#### What the exercise asks
Line by line, repeat the data below exactly, beginning at the first line and ending at the line with "import plotly.graph_objects as go". Omit pictures.

#### Data

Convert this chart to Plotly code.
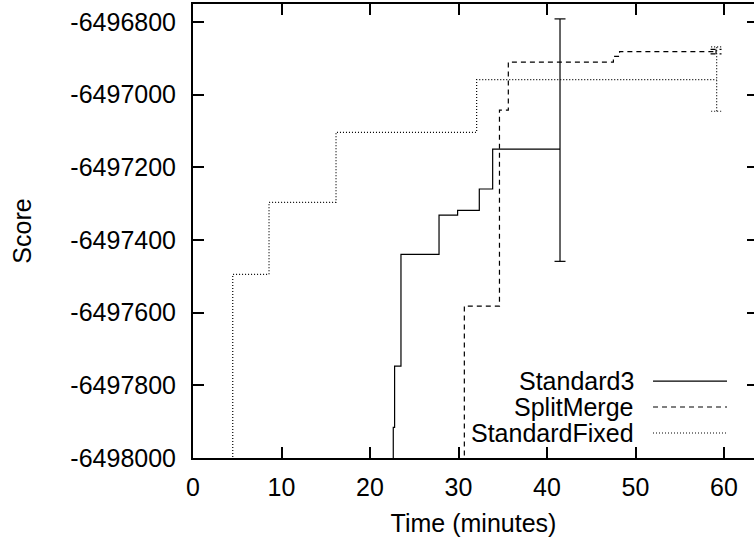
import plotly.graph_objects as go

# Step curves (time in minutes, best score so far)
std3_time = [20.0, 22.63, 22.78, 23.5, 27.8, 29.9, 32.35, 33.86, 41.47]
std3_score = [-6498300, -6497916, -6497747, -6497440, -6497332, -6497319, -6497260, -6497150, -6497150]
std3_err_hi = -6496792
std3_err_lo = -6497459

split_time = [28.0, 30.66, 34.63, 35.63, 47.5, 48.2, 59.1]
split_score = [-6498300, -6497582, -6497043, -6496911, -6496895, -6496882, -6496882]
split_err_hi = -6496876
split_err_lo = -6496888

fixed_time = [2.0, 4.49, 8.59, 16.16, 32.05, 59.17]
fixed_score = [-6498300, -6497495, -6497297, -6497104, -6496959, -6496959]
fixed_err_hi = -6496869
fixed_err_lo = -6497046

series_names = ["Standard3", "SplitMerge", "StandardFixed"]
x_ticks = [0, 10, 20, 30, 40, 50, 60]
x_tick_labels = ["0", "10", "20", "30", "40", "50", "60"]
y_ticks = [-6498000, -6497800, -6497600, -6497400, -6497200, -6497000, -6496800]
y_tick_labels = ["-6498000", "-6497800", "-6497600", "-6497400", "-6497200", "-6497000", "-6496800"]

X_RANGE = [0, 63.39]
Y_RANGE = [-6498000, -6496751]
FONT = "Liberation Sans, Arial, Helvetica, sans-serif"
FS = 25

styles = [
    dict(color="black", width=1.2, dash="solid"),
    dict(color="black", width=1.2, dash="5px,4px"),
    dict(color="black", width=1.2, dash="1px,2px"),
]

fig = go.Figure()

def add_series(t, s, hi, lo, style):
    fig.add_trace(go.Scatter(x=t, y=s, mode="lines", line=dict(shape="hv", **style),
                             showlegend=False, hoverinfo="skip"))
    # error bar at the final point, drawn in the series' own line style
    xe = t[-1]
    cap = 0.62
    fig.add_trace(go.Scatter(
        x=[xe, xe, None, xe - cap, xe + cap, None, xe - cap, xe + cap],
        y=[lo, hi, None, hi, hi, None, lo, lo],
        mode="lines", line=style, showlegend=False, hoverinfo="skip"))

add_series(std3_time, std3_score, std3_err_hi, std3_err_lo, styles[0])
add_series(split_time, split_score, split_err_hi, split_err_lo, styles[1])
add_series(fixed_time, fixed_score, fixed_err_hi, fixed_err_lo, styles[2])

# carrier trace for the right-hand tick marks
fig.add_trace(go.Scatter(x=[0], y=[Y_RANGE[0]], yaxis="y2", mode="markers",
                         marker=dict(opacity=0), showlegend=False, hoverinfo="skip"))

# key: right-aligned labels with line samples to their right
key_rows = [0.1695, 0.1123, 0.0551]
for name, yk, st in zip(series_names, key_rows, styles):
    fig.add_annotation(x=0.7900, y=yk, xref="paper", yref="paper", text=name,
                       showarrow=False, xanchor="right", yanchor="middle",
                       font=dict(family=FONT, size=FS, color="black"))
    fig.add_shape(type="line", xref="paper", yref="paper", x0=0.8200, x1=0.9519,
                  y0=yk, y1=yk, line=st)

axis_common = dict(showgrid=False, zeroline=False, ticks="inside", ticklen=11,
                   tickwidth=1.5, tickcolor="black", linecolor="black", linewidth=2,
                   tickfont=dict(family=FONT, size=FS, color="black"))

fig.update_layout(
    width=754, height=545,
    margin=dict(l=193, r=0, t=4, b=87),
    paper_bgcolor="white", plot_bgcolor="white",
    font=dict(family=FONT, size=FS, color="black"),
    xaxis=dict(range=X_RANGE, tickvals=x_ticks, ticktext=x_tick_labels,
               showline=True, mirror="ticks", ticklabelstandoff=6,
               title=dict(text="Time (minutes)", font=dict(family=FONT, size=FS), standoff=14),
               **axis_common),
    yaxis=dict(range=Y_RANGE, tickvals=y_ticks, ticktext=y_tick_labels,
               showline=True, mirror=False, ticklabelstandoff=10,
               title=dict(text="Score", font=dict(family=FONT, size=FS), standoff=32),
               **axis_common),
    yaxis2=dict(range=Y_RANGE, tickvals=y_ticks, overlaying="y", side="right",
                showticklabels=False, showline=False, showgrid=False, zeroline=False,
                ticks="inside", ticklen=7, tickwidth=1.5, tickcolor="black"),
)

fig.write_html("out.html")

#### Solution for this task
Convert this chart to Plotly code.
import plotly.graph_objects as go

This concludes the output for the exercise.